Painting by George Jones

Sir John Leicester and the Cheshire Yeomanry Exercising on the Sands at Liverpool is an 1824 oil painting by the British artist George Jones. It depicts manoeuvres conducted by the Cheshire Yeomanry on the coast near Liverpool, overseen by their colonel Sir John Leicester. The unit was raised in 1797 to guard against the danger of French invasion. It later became known for its role in the Peterloo Massacre in 1819 amidst domestic unrest of the Regency era.

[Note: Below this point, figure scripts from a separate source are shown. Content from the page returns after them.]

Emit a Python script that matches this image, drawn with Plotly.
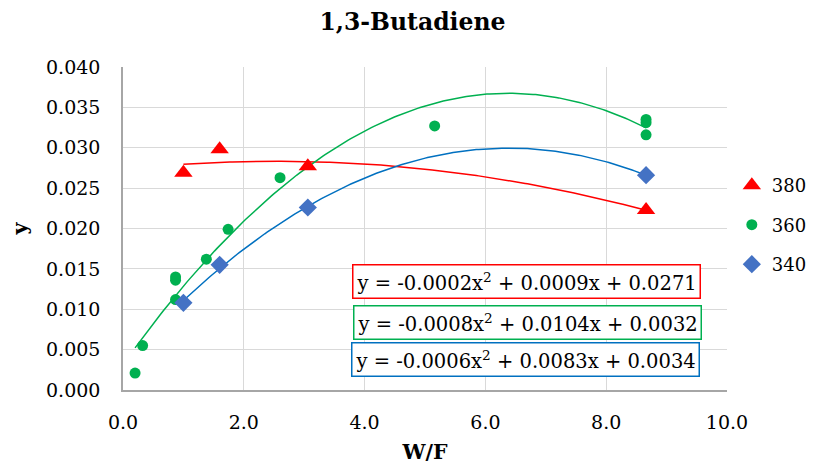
import numpy as np
import plotly.graph_objects as go

# ---- data ----
x380 = [1.0, 1.6, 3.06, 8.66]
y380 = [0.0269, 0.0298, 0.0277, 0.0223]

x360 = [0.2, 0.325, 0.87, 0.87, 0.87, 1.38, 1.74, 2.6, 5.16, 8.66, 8.66, 8.66]
y360 = [0.0021, 0.0055, 0.0112, 0.0136, 0.0140, 0.0162, 0.0199, 0.0263, 0.0327, 0.0335, 0.0331, 0.0316]

x340 = [1.0, 1.6, 3.06, 8.66]
y340 = [0.0108, 0.0155, 0.0226, 0.0266]

series_names = ["380", "360", "340"]
equations = [
    "y = -0.0002x<sup>2</sup> + 0.0009x + 0.0271",
    "y = -0.0008x<sup>2</sup> + 0.0104x + 0.0032",
    "y = -0.0006x<sup>2</sup> + 0.0083x + 0.0034",
]
x_ticks = [0, 2, 4, 6, 8, 10]
y_ticks = [0.0, 0.005, 0.01, 0.015, 0.02, 0.025, 0.03, 0.035, 0.04]

marker_colors = ["#FF0000", "#00B050", "#4472C4"]
line_colors = ["#FF0000", "#00B050", "#0070C0"]
symbols = ["triangle-up", "circle", "diamond"]
sizes = [16, 11, 14]

FONT = "DejaVu Serif"

fig = go.Figure()
datasets = [(x380, y380), (x360, y360), (x340, y340)]

# 2nd-order polynomial trendlines over each series' x range
for i, (xs, ys) in enumerate(datasets):
    c = np.polyfit(xs, ys, 2)
    xx = np.linspace(min(xs), max(xs), 200)
    fig.add_trace(go.Scatter(x=xx, y=np.polyval(c, xx), mode="lines",
                             line=dict(color=line_colors[i], width=1.5),
                             showlegend=False, hoverinfo="skip"))

for i, (xs, ys) in enumerate(datasets):
    fig.add_trace(go.Scatter(x=xs, y=ys, mode="markers", name=series_names[i],
                             legendgroup=series_names[i],
                             marker=dict(symbol=symbols[i], size=sizes[i],
                                         color=marker_colors[i],
                                         line=dict(width=0))))

eq_pos = [(0.668, 0.336), (0.670, 0.209), (0.6664, 0.093)]
for i, eq in enumerate(equations):
    fig.add_annotation(x=eq_pos[i][0], y=eq_pos[i][1], xref="paper", yref="paper",
                       xanchor="center", yanchor="middle",
                       text=eq, showarrow=False,
                       font=dict(family=FONT, size=19.5, color="black"),
                       bordercolor=line_colors[i], borderwidth=1.5, borderpad=3,
                       bgcolor="white")

# the page body adds an 8px offset, so the figure is sized to compensate
fig.update_layout(
    width=809, height=456,
    margin=dict(l=115, r=90, t=59, b=74, autoexpand=False),
    paper_bgcolor="white", plot_bgcolor="white",
    font=dict(family=FONT, size=19, color="black"),
    title=dict(text="<b>1,3-Butadiene</b>", x=0.5, xanchor="center",
               y=0.97, yanchor="middle", font=dict(family=FONT, size=23.5)),
    legend=dict(x=1.008, y=0.69, xanchor="left", yanchor="top",
                font=dict(family=FONT, size=18), tracegroupgap=13,
                itemwidth=30, borderwidth=0, bgcolor="rgba(0,0,0,0)"),
    xaxis=dict(range=[0, 10], tickvals=x_ticks, tickformat=".1f",
               showgrid=True, gridcolor="#D9D9D9", gridwidth=1.3,
               showline=True, linecolor="#A6A6A6", linewidth=1.5,
               zeroline=False, ticks="", ticklabelstandoff=14,
               tickfont=dict(size=19),
               title=dict(text="<b>W/F</b>", font=dict(size=20.5), standoff=17)),
    yaxis=dict(range=[0, 0.04], tickvals=y_ticks, tickformat=".3f",
               showgrid=True, gridcolor="#D9D9D9", gridwidth=1.3,
               showline=True, linecolor="#A6A6A6", linewidth=1.5,
               zeroline=False, ticks="", ticklabelstandoff=17,
               tickfont=dict(size=19),
               title=dict(text="<b>y</b>", font=dict(size=20.5), standoff=24)),
)

fig.write_html("out.html")
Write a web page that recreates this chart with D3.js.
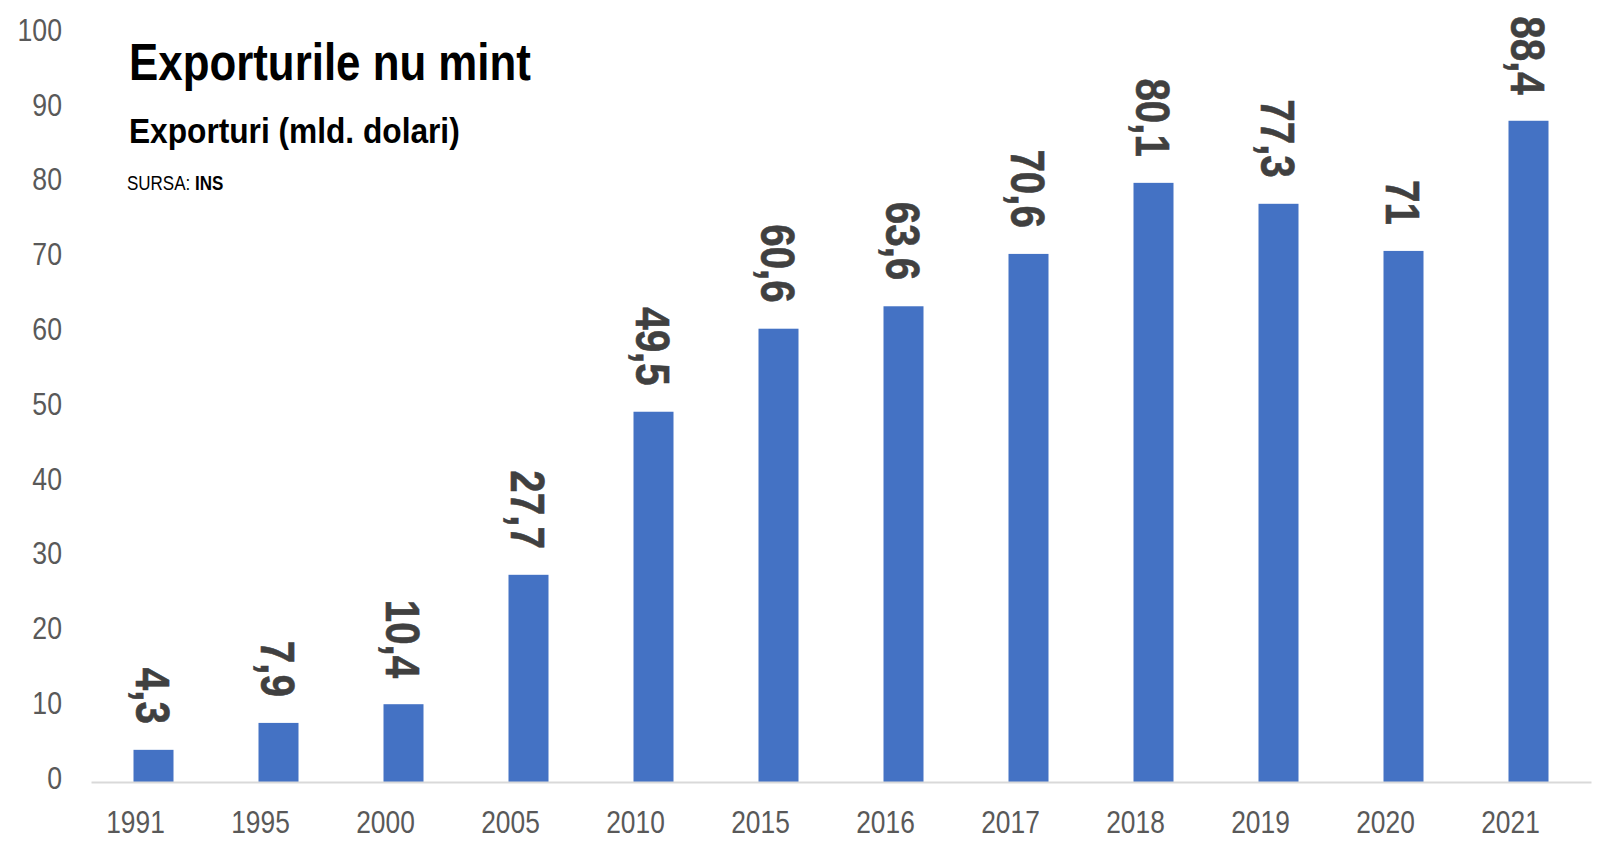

Leicester was a noted art collector known for his patronage of leading British artists of the period. He commissioned a separate painting of the same subject from a rival artist James Ward which was displayed at the Royal Academy Exhibition of 1824. While Jones focused on the exercise, portrayed, Ward's painting was dominated by Sir John Leicester in the foreground. Both pictures remain in the collection of Tabley House, the historic country estate of Leicester in Cheshire.

==Bibliography==
- Cannon-Brookes, Peter. Paintings from Tabley. Heim, 1989.
- Leary, Frederick. The Earl of Chester's Regiment of Yeomanry Cavalry: Its Formation and Services, 1797-1897. Ballantyne Press, 1898.
- Poole, Robert. Peterlooo: The English Uprising. Oxford University Press, 2019.